### [Data shown]
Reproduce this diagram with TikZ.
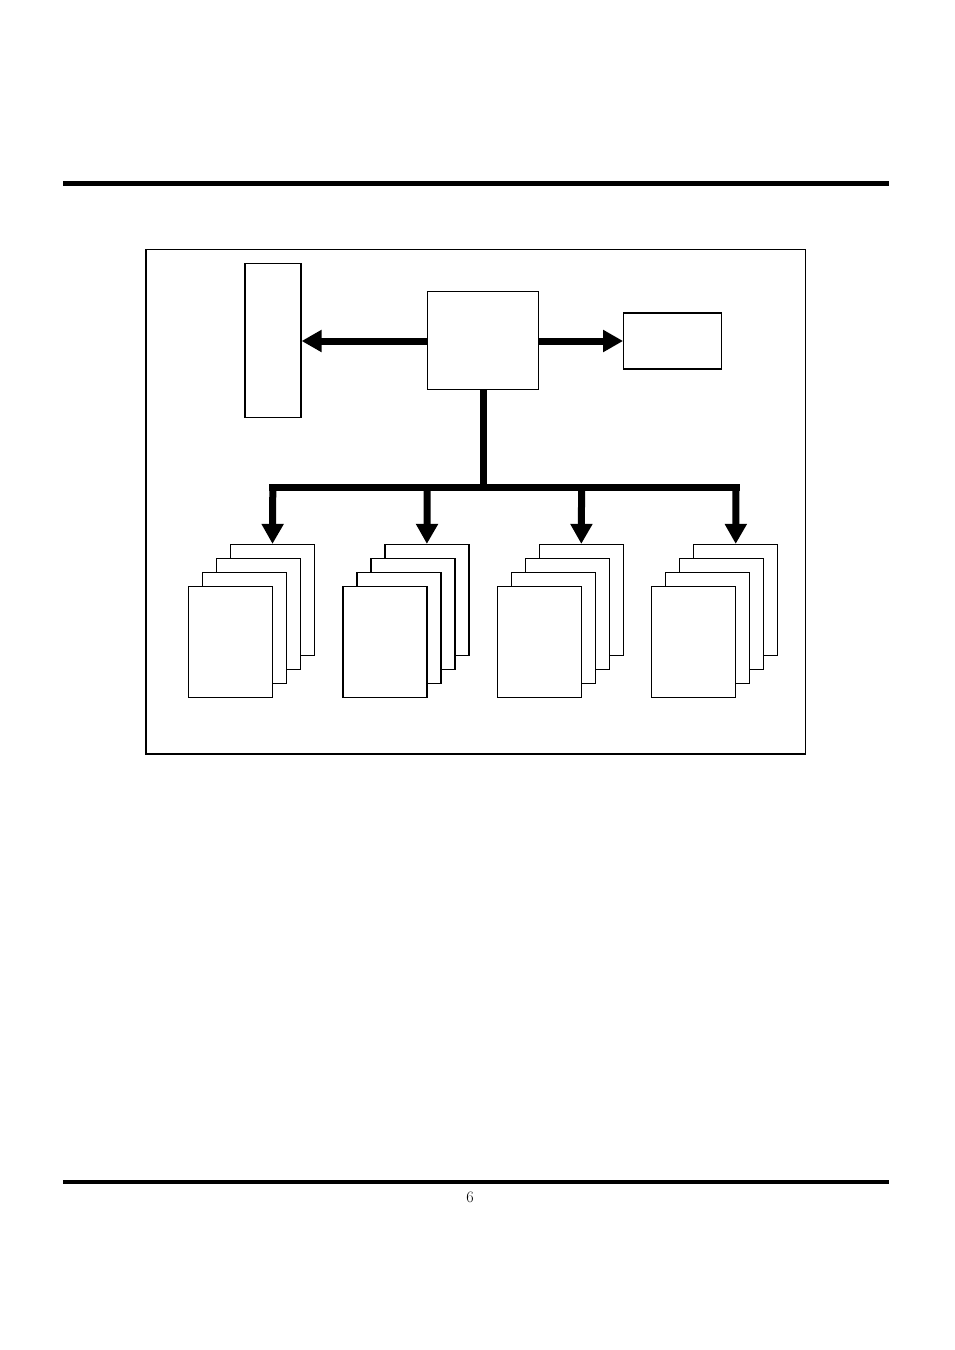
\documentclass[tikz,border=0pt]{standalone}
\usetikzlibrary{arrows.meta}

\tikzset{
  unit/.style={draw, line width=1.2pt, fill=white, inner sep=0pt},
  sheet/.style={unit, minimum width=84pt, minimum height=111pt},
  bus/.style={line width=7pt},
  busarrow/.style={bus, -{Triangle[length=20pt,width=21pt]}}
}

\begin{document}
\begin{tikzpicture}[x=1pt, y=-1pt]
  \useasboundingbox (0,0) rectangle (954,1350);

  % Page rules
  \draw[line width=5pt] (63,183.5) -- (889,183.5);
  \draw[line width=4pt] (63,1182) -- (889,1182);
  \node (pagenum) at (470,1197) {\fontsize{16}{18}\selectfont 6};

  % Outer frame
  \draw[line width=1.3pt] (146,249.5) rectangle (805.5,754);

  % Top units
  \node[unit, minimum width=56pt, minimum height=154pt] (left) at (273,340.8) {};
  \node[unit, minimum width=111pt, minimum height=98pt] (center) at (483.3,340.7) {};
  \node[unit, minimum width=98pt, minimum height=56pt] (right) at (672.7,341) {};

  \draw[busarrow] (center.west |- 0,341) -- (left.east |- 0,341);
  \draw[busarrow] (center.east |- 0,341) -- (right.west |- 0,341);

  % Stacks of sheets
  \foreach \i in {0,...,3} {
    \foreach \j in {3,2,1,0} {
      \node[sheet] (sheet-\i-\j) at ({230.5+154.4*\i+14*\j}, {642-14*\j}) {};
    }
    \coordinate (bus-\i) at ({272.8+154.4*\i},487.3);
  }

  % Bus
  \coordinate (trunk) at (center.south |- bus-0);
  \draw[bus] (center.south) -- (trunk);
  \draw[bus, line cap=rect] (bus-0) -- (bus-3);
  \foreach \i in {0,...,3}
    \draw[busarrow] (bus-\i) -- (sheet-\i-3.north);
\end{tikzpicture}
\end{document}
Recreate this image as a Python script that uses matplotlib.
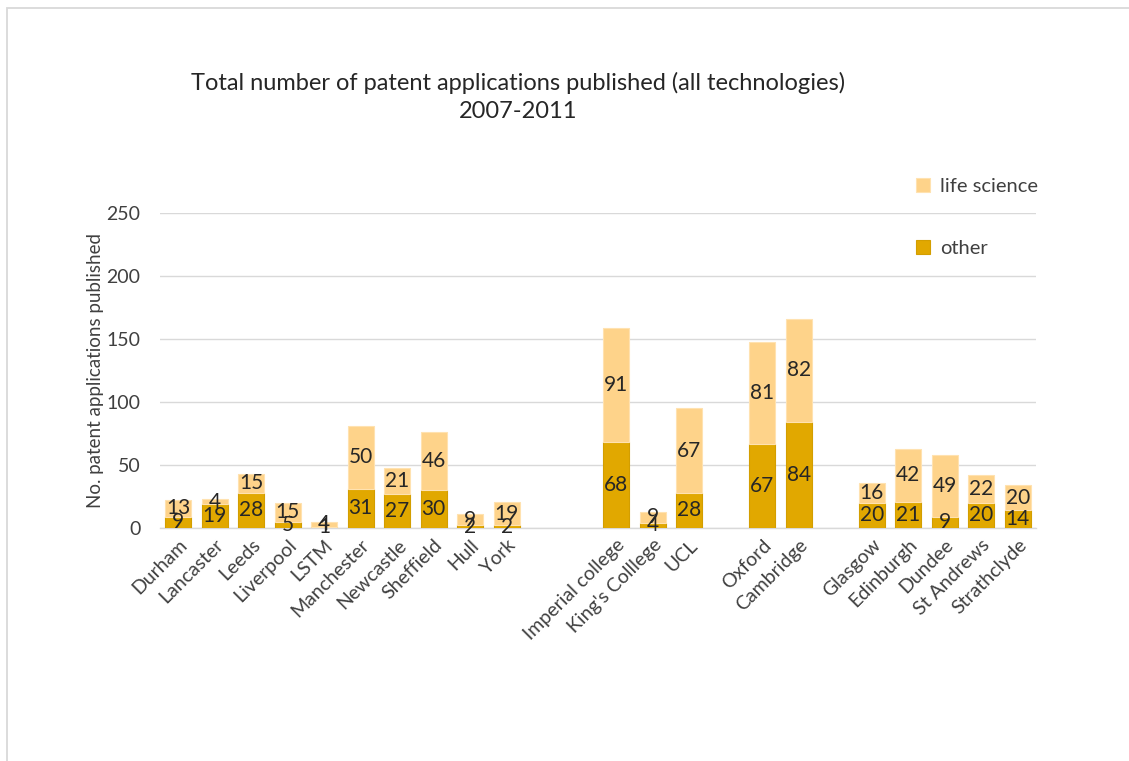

### [Directions]
Leave out the pictures and transcribe everything else exactly.

### [Written response]
Reproduce this diagram with TikZ.
\documentclass[tikz,border=0pt]{standalone}
\usetikzlibrary{arrows.meta}

\tikzset{
  unit/.style={draw, line width=1.2pt, fill=white, inner sep=0pt},
  sheet/.style={unit, minimum width=84pt, minimum height=111pt},
  bus/.style={line width=7pt},
  busarrow/.style={bus, -{Triangle[length=20pt,width=21pt]}}
}

\begin{document}
\begin{tikzpicture}[x=1pt, y=-1pt]
  \useasboundingbox (0,0) rectangle (954,1350);

  % Page rules
  \draw[line width=5pt] (63,183.5) -- (889,183.5);
  \draw[line width=4pt] (63,1182) -- (889,1182);
  \node (pagenum) at (470,1197) {\fontsize{16}{18}\selectfont 6};

  % Outer frame
  \draw[line width=1.3pt] (146,249.5) rectangle (805.5,754);

  % Top units
  \node[unit, minimum width=56pt, minimum height=154pt] (left) at (273,340.8) {};
  \node[unit, minimum width=111pt, minimum height=98pt] (center) at (483.3,340.7) {};
  \node[unit, minimum width=98pt, minimum height=56pt] (right) at (672.7,341) {};

  \draw[busarrow] (center.west |- 0,341) -- (left.east |- 0,341);
  \draw[busarrow] (center.east |- 0,341) -- (right.west |- 0,341);

  % Stacks of sheets
  \foreach \i in {0,...,3} {
    \foreach \j in {3,2,1,0} {
      \node[sheet] (sheet-\i-\j) at ({230.5+154.4*\i+14*\j}, {642-14*\j}) {};
    }
    \coordinate (bus-\i) at ({272.8+154.4*\i},487.3);
  }

  % Bus
  \coordinate (trunk) at (center.south |- bus-0);
  \draw[bus] (center.south) -- (trunk);
  \draw[bus, line cap=rect] (bus-0) -- (bus-3);
  \foreach \i in {0,...,3}
    \draw[busarrow] (bus-\i) -- (sheet-\i-3.north);
\end{tikzpicture}
\end{document}
Recreate this image as a Python script that uses matplotlib.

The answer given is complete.